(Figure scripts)
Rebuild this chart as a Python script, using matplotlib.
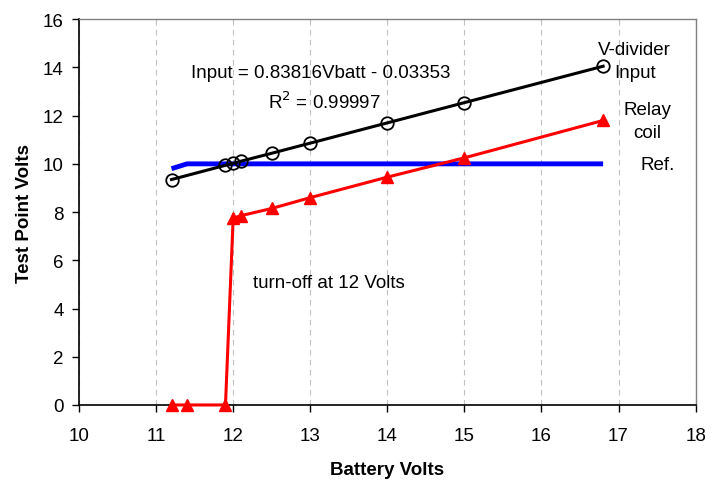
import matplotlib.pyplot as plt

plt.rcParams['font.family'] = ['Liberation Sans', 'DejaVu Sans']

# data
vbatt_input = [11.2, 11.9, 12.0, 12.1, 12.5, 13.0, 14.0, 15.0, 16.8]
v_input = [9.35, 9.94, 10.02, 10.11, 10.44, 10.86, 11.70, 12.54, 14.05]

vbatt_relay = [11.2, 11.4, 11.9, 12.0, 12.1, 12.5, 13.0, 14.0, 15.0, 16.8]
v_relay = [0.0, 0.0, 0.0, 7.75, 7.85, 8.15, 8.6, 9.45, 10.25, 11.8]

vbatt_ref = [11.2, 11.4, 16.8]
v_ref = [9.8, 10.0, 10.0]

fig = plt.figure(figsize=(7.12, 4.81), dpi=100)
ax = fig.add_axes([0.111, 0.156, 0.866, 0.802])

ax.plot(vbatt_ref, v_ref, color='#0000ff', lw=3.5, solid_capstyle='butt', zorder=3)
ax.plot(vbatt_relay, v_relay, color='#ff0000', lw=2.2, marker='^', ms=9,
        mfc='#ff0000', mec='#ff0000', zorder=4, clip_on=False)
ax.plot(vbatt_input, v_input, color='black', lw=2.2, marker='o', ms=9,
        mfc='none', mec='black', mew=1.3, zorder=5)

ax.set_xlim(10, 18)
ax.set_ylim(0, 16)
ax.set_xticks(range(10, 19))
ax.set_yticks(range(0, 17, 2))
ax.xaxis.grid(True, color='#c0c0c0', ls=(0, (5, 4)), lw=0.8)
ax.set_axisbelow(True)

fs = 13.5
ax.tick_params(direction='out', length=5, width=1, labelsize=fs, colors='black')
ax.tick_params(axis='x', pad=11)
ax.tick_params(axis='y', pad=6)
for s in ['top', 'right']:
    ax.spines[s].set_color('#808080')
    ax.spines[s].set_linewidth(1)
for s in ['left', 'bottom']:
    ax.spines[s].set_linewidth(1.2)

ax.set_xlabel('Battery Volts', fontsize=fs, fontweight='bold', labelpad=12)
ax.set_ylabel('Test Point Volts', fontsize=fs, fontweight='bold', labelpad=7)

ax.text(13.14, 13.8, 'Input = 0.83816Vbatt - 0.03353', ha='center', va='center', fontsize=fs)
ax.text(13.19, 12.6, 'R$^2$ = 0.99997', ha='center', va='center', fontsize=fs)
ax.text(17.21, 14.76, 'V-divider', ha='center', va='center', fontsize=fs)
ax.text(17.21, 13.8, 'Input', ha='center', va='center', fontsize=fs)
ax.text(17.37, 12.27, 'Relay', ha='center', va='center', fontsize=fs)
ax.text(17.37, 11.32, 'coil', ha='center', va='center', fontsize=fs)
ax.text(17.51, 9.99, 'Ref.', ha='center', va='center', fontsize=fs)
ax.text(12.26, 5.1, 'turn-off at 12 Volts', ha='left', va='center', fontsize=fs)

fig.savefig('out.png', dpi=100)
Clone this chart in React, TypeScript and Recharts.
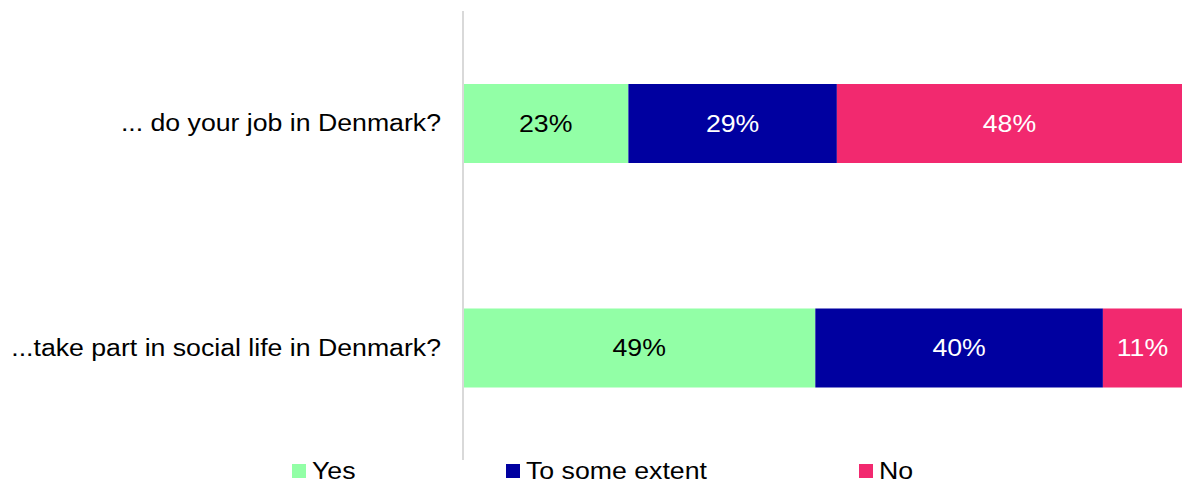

● **Exercise requirements**: Omit every picture, and please return the entries exactly from the first line through the line with "fontsize=fs, fontweight='bold', labelpad=7)", both included.

● **Solved exercise**:
Rebuild this chart as a Python script, using matplotlib.
import matplotlib.pyplot as plt

plt.rcParams['font.family'] = ['Liberation Sans', 'DejaVu Sans']

# data
vbatt_input = [11.2, 11.9, 12.0, 12.1, 12.5, 13.0, 14.0, 15.0, 16.8]
v_input = [9.35, 9.94, 10.02, 10.11, 10.44, 10.86, 11.70, 12.54, 14.05]

vbatt_relay = [11.2, 11.4, 11.9, 12.0, 12.1, 12.5, 13.0, 14.0, 15.0, 16.8]
v_relay = [0.0, 0.0, 0.0, 7.75, 7.85, 8.15, 8.6, 9.45, 10.25, 11.8]

vbatt_ref = [11.2, 11.4, 16.8]
v_ref = [9.8, 10.0, 10.0]

fig = plt.figure(figsize=(7.12, 4.81), dpi=100)
ax = fig.add_axes([0.111, 0.156, 0.866, 0.802])

ax.plot(vbatt_ref, v_ref, color='#0000ff', lw=3.5, solid_capstyle='butt', zorder=3)
ax.plot(vbatt_relay, v_relay, color='#ff0000', lw=2.2, marker='^', ms=9,
        mfc='#ff0000', mec='#ff0000', zorder=4, clip_on=False)
ax.plot(vbatt_input, v_input, color='black', lw=2.2, marker='o', ms=9,
        mfc='none', mec='black', mew=1.3, zorder=5)

ax.set_xlim(10, 18)
ax.set_ylim(0, 16)
ax.set_xticks(range(10, 19))
ax.set_yticks(range(0, 17, 2))
ax.xaxis.grid(True, color='#c0c0c0', ls=(0, (5, 4)), lw=0.8)
ax.set_axisbelow(True)

fs = 13.5
ax.tick_params(direction='out', length=5, width=1, labelsize=fs, colors='black')
ax.tick_params(axis='x', pad=11)
ax.tick_params(axis='y', pad=6)
for s in ['top', 'right']:
    ax.spines[s].set_color('#808080')
    ax.spines[s].set_linewidth(1)
for s in ['left', 'bottom']:
    ax.spines[s].set_linewidth(1.2)

ax.set_xlabel('Battery Volts', fontsize=fs, fontweight='bold', labelpad=12)
ax.set_ylabel('Test Point Volts', fontsize=fs, fontweight='bold', labelpad=7)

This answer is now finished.